Cientista por acaso

Wilson Mayrink, do ICB, abandonou a medicina para dedicar-se ao estudo da leishmaniose

Murilo Gontijo

 

á quem diga que o acaso e a ciência andam em caminhos matematicamente paralelos, nunca se encontrando. À sombra do primeiro, vicejam as possibilidades não vistas, não conhecidas e, portanto, não almejadas. Na seara da segunda, o objetivo é o acúmulo de conhecimento através da experimentação pautada por métodos rigorosos, comprovados. Não há quem duvide, entretanto, que obras do destino podem fazer muito bem ao desenrolar científico. A prova concreta de que o acaso e a ciência podem convergir em alguns momentos é a trajetória do professor Wilson Mayrink, do departamento de Parasitologia do ICB, que abandonou a medicina para se dedicar ao estudo da leishmaniose.

Mesmo aposentado há cinco anos, o professor Wilson Mayrink vai diariamente ao ICB para dar continuidade às pesquisas que o fizeram chegar a uma vacina contra a versão tegumentar da doença. Aliás, os estudos na Unidade são um procedimento que se repete há 46 anos, só interrompidos quando ele viaja a Caratinga, na Zona da Mata mineira, onde atende cerca de 70 pacientes por mês. De 1965 para cá, Mayrink e sua equipe trataram mais de oito mil portadores de leishmaniose, sempre amparados nos conhecimentos adquiridos com o desenvolvimento da vacina no princípio da década de 80.

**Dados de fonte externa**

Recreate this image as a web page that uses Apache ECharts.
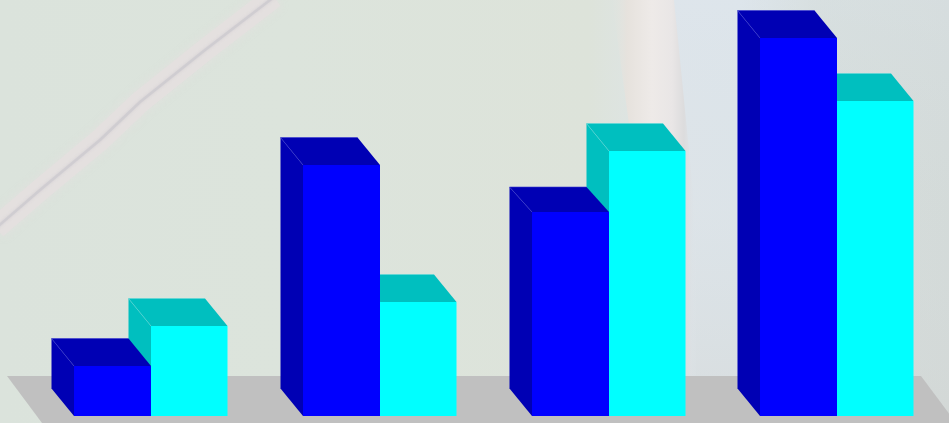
<!DOCTYPE html>
<html>
<head>
<meta charset="utf-8">
<style>html,body{margin:0;padding:0;background:#dbe3dc}#c{width:949px;height:423px}</style>
<script src="https://cdn.jsdelivr.net/npm/echarts@6/dist/echarts.min.js"></script>
</head>
<body>
<div id="c"></div>
<script>
const categories = ['1', '2', '3', '4'];
const blueValues = [50, 251, 204, 378];
const cyanValues = [90, 114, 265, 315];
const axisMax = 416;

const chart = echarts.init(document.getElementById('c'), null, {renderer: 'canvas'});
const DX = -22.5, DY = -27.5;
const blueTopRise = [27.5, 27.5, 25, 27.5];

function box(front, side, top, edge, leftOf, widthOf, rise) {
  return function (params, api) {
    const i = api.value(0);
    const p = api.coord([i, api.value(1)]);
    const base = api.coord([i, 0]);
    const c = Math.round(p[0]);
    const l = leftOf(c), r = l + widthOf, t = Math.round(p[1]), b = base[1];
    const dy = rise ? -rise[i] : DY;
    const fill = col => ({fill: col, stroke: null});
    return {
      type: 'group',
      children: [
        {type: 'polygon', shape: {points: [[l, t], [l + DX, t + dy], [l + DX, b + DY], [l, b]]}, style: fill(side)},
        {type: 'polygon', shape: {points: [[l, t], [l + DX, t + dy], [r + DX, t + dy], [r, t]]}, style: fill(top)},
        {type: 'rect', shape: {x: l, y: t, width: widthOf, height: b - t}, style: fill(front)},
        {type: 'line', shape: {x1: l, y1: t, x2: l + DX, y2: t + dy}, style: {stroke: edge, lineWidth: 0.6}},
        {type: 'line', shape: {x1: l + DX, y1: t + dy, x2: r + DX, y2: t + dy}, style: {stroke: edge, lineWidth: 0.6}}
      ]
    };
  };
}

const streak = [[-4, 228], [40, 190], [100, 140], [140, 102], [205, 50], [274, -3]];

chart.setOption({
  animation: false,
  backgroundColor: {
    type: 'linear', x: 0, y: 0, x2: 1, y2: 0,
    colorStops: [
      {offset: 0, color: '#dbe3dc'},
      {offset: 0.3, color: '#dce4dc'},
      {offset: 0.62, color: '#dde3da'},
      {offset: 0.71, color: '#dee5ea'},
      {offset: 0.78, color: '#dde5ea'},
      {offset: 0.86, color: '#d5ddda'},
      {offset: 1, color: '#d3dad8'}
    ]
  },
  graphic: {
    elements: [
      {type: 'rect', silent: true, z: 0,
       shape: {x: 670, y: 0, width: 279, height: 423},
       style: {fill: {type: 'linear', x: 0, y: 0, x2: 0, y2: 1, colorStops: [
         {offset: 0, color: 'rgba(221,229,238,0.3)'},
         {offset: 0.5, color: 'rgba(214,220,222,0.15)'},
         {offset: 1, color: 'rgba(211,214,213,0.55)'}
       ]}}},
      {type: 'polyline', silent: true, z: 0,
       shape: {points: streak},
       style: {stroke: '#e6e0e0', fill: null, lineWidth: 22, opacity: 0.7, shadowBlur: 8, shadowColor: '#e6e0e0'}},
      {type: 'polyline', silent: true, z: 0,
       shape: {points: streak},
       style: {stroke: '#cdcbcf', fill: null, lineWidth: 2.5, opacity: 0.8, shadowBlur: 3, shadowColor: '#cdcbcf'}},
      {type: 'polygon', silent: true, z: 0,
       shape: {points: [[612, 0], [674, 0], [712, 380], [664, 380]]},
       style: {fill: {type: 'linear', x: 0, y: 0, x2: 1, y2: 0, colorStops: [
         {offset: 0, color: 'rgba(226,228,222,0)'},
         {offset: 0.15, color: '#e6e2dd'},
         {offset: 0.4, color: '#eeeae8'},
         {offset: 0.6, color: '#e9e6e6'},
         {offset: 0.72, color: '#dcdcdd'},
         {offset: 0.85, color: 'rgba(222,229,234,0)'},
         {offset: 1, color: 'rgba(222,229,234,0)'}
       ]}}},
      {type: 'polygon', silent: true, z: 1,
       shape: {points: [[7, 376], [921, 376], [956, 423], [42, 423]]},
       style: {fill: '#c0c0c0'}}
    ]
  },
  grid: {left: 0, right: 0, top: 0, height: 416},
  xAxis: {type: 'value', min: -0.66, max: 3.4878, show: false},
  yAxis: {type: 'value', min: 0, max: axisMax, show: false},
  tooltip: {show: false},
  series: [
    {name: 'Series 2', type: 'custom', z: 3, data: categories.map((c, i) => [i, cyanValues[i]]),
     encode: {x: 0, y: 1}, clip: false,
     renderItem: box('#00ffff', '#00bfbf', '#00bfbf', '#5fd9d9', c => c, 76.5)},
    {name: 'Series 1', type: 'custom', z: 4, data: categories.map((c, i) => [i, blueValues[i]]),
     encode: {x: 0, y: 1}, clip: false,
     renderItem: box('#0000ff', '#0000b4', '#0000b4', '#3a3ad0', c => c - 77, 77, blueTopRise)}
  ]
});
</script>
</body>
</html>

O dado curioso ­ e cruel ­ é que a vacina do professor Mayrink nunca foi liberada para comercialização pelo Ministério da Saúde. Quando provocado com um "por quê?", o professor bate sucessivamente as costas de uma mão contra a palma da outra e profere um simples "não sei", embora frise que nenhum pesquisador jamais pôde dizer que a vacina não funciona. "Fico magoado porque quem paga pela não liberação é o pobre, aquele que está lá no meio do mato, no cabo de enxada", confessa, ressaltando que a esmagadora maioria dos contaminados é da zona rural. Mas Wilson Mayrink sabe, e bem, que no Irã e no Iraque a tecnologia que desenvolveu é utilizada com eficiência no combate à leishmaniose.

Destino

Médico por formação, o cientista abandonou a profissão porque se constrangia toda vez que um paciente lhe endereçava o fatal "quanto custa". "Não me sentia bem", diz o pesquisador, que se orgulha de ter constituído uma prole imensa ­ 10 filhos, sendo seis adotivos.

Em 1962, o destino tratou de colocar a ciência em seu caminho. Maryrink conta que se interessou por pesquisas sobre a Leishmânia, quando o professor Saul Addler, da Universidade Hebraica de Jerusalém, veio ao Brasil montar um centro de estudos em leishmaniose. Em 1965, o professor já trabalhava em Caratinga no combate ao Calazar, doença que foi controlada na região seis anos depois. E foi entre o laboratório, a sala de aula e a pesquisa de campo que ele e sua equipe sintetizaram a vacina, evolução de outra originária de pesquisas do professor Sales Gomes e que foi posta em ação no campo pelo professor Samuel Pessoa.

Como parte do programa de testes, realizado entre 1981 e 1983 em Manaus, o professor aplicou sua vacina em soldados do Exército, obtendo redução da doença em 70% dos indivíduos que adquiriram estado de imunidade, fato que não foi suficiente para garantir-lhe a comercialização do produto. Em 1986, Mayrink obteve o compromisso de liberação da licença de aplicação da vacina em caráter experimental. Nova frustração: tudo não passou de promessa.

Depois de tanto lutar pela comercialização de seu produto, Mayrink concluiu que falta à Universidade agressividade para ocupar seu espaço na sociedade. "É muito engraçado: pesquisas da USP e da Unicamp recebem ampla divulgação na mídia e são merecidamente reconhecidas, mas isso raramente acontece com a UFMG". Mais uma vez, um "por quê", seguido de um "não sei", pairam no ar.